Thanks to support from the Montana Watershed Coordination Council and the Natural Resources Conservation Service, SVC held two volunteer-driven workdays this summer to carry on this legacy. The first of these workdays, on June 13, focused on the removal of houndstongue, a pernicious invasive plant that is poisonous to wildlife. The second of these workdays, on July 11, focused on the repair, removal and replacement of fence exclosures designed to deter overbrowsing and benefit establishment of shrubs like willows, aspens and cottonwoods. And both workdays were driven by a shared, core goal: to restore diverse native woody plants, with volunteers, in the ECCA floodplain.

It will likely take centuries to fully restore dynamic structure to the Elk Creek floodplain, but with volunteer help, it takes seconds to see changes begin.

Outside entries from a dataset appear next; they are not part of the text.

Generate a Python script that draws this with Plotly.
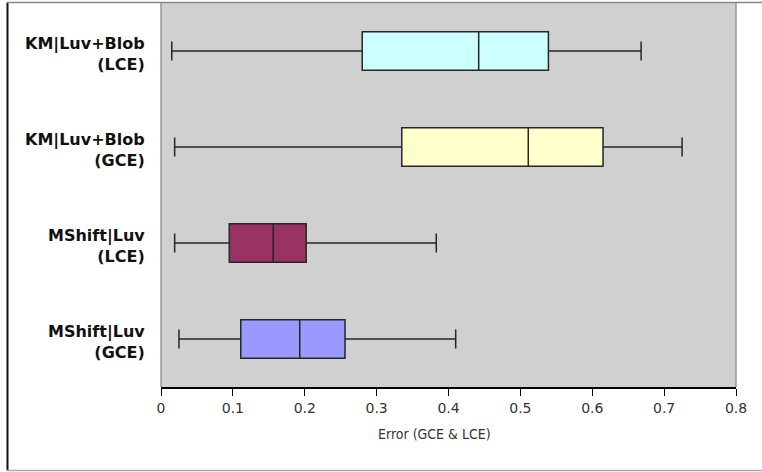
import plotly.graph_objects as go

categories = ["KM|Luv+Blob<br>(LCE)", "KM|Luv+Blob<br>(GCE)", "MShift|Luv<br>(LCE)", "MShift|Luv<br>(GCE)"]
lower = [0.015, 0.019, 0.019, 0.025]
q1 = [0.280, 0.335, 0.095, 0.111]
median = [0.442, 0.511, 0.156, 0.193]
q3 = [0.539, 0.615, 0.202, 0.256]
upper = [0.668, 0.725, 0.383, 0.410]
colors = ["#CCFFFF", "#FFFFCC", "#993366", "#9999FF"]
x_ticks = [0, 0.1, 0.2, 0.3, 0.4, 0.5, 0.6, 0.7, 0.8]
x_tick_text = ["0", "0.1", "0.2", "0.3", "0.4", "0.5", "0.6", "0.7", "0.8"]
x_title = "Error (GCE &amp; LCE)"

W, H = 762, 472
L, R, T, B = 161, 26, 3, 85
PW, PH = W - L - R, H - T - B


def px(x):
    return (x - L) / PW


def py(y):
    return (H - B - y) / PH


fig = go.Figure()
for i, cat in enumerate(categories):
    fig.add_trace(go.Box(
        y=[cat], q1=[q1[i]], median=[median[i]], q3=[q3[i]],
        lowerfence=[lower[i]], upperfence=[upper[i]],
        orientation="h", fillcolor=colors[i],
        line=dict(color="#262626", width=1.5),
        width=0.40, whiskerwidth=0.5, boxpoints=False,
        showlegend=False, hoverinfo="skip",
    ))

fig.update_layout(
    width=W, height=H,
    margin=dict(l=L, r=R, t=T, b=B),
    paper_bgcolor="white", plot_bgcolor="#D0D0D0",
    showlegend=False,
    xaxis=dict(range=[0, 0.8], tickvals=x_ticks, ticktext=x_tick_text,
               showgrid=False, zeroline=False,
               showline=True, linecolor="black", linewidth=2,
               ticks="outside", ticklen=7, tickcolor="black", tickwidth=1,
               tickfont=dict(family="DejaVu Sans", size=14, color="#333333")),
    yaxis=dict(type="category", categoryorder="array", categoryarray=categories,
               range=[3.5, -0.5], showgrid=False, zeroline=False,
               showline=False, ticks="", showticklabels=False),
)

# category labels (bold, right aligned)
for cat in categories:
    fig.add_annotation(text="<b>" + cat.replace("<br>", "</b><br><b>") + "</b>",
                       xref="paper", yref="y", x=px(147), y=cat,
                       xanchor="right", yanchor="middle", align="right",
                       yshift=-3, showarrow=False,
                       font=dict(family="DejaVu Sans", size=16, color="#111111"))

# x-axis title
fig.add_annotation(text=x_title, xref="paper", yref="paper",
                   x=px(434.5), y=py(434), xanchor="center", yanchor="middle",
                   showarrow=False,
                   font=dict(family="DejaVu Sans Condensed", size=14, color="#333333"))

# plot-area border (gray) on left, top, right
fig.add_shape(type="line", xref="paper", yref="paper", x0=0, x1=0, y0=0, y1=1,
              line=dict(color="#999999", width=1.5))
fig.add_shape(type="line", xref="paper", yref="paper", x0=1, x1=1, y0=0, y1=1,
              line=dict(color="#999999", width=1.5))
# outer frame
fig.add_shape(type="line", xref="paper", yref="paper",
              x0=px(7.5), x1=px(7.5), y0=py(470.5), y1=py(2.5),
              line=dict(color="#111111", width=2))
fig.add_shape(type="line", xref="paper", yref="paper",
              x0=px(7), x1=px(762), y0=py(470.5), y1=py(470.5),
              line=dict(color="#AAAAAA", width=1.5))
fig.add_shape(type="line", xref="paper", yref="paper",
              x0=px(7), x1=px(762), y0=py(2.5), y1=py(2.5),
              line=dict(color="#888888", width=1.5))

fig.write_html("out.html")
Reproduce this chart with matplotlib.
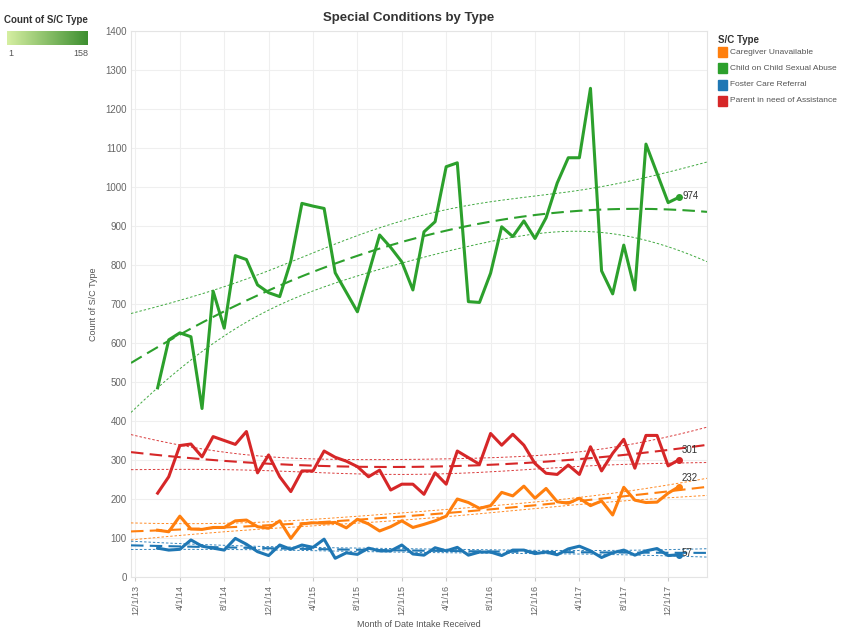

For the first workday, as soon as we stepped off the road, it was clear that we were pulling houndstongue in historic channels of the creek; where the water was, the weeds now grew. But with more than 15 people in over 6 hours, we prevented thousands of new plants from going to seed.

At the second workday, the positive regrowth of willows and cottonwoods protected by fencing in previous years inspired us to do the same for the next generation, as did the maturing spruce, planted in the moist microclimates of stumps from trees cut a few decades before. Those were also spruce that caring volunteers watered with sloshing, five-gallon buckets to ensure they'd get a good start.

The Elk Creek Conservation Area did not have to exist. It does exist because people, over the long term, have cared about it enough to give it their time. Nonprofit organizations like SVC would financially collapse without these volunteer contributions, which are monetized in Montana at a rate of $23.09 per hour, a value that is crucial for us to receive grants and advance our mission.

But there's also a value when we realize, together, that the land itself is a gift that we cannot take for granted. Our hours stewarding natural habitat restore people, too, and we're thankful for volunteers who are willing to endure tough conversations, long hours in summer heat, and heavy t-posts for the reward of healing land, a treasure that will outlast us all.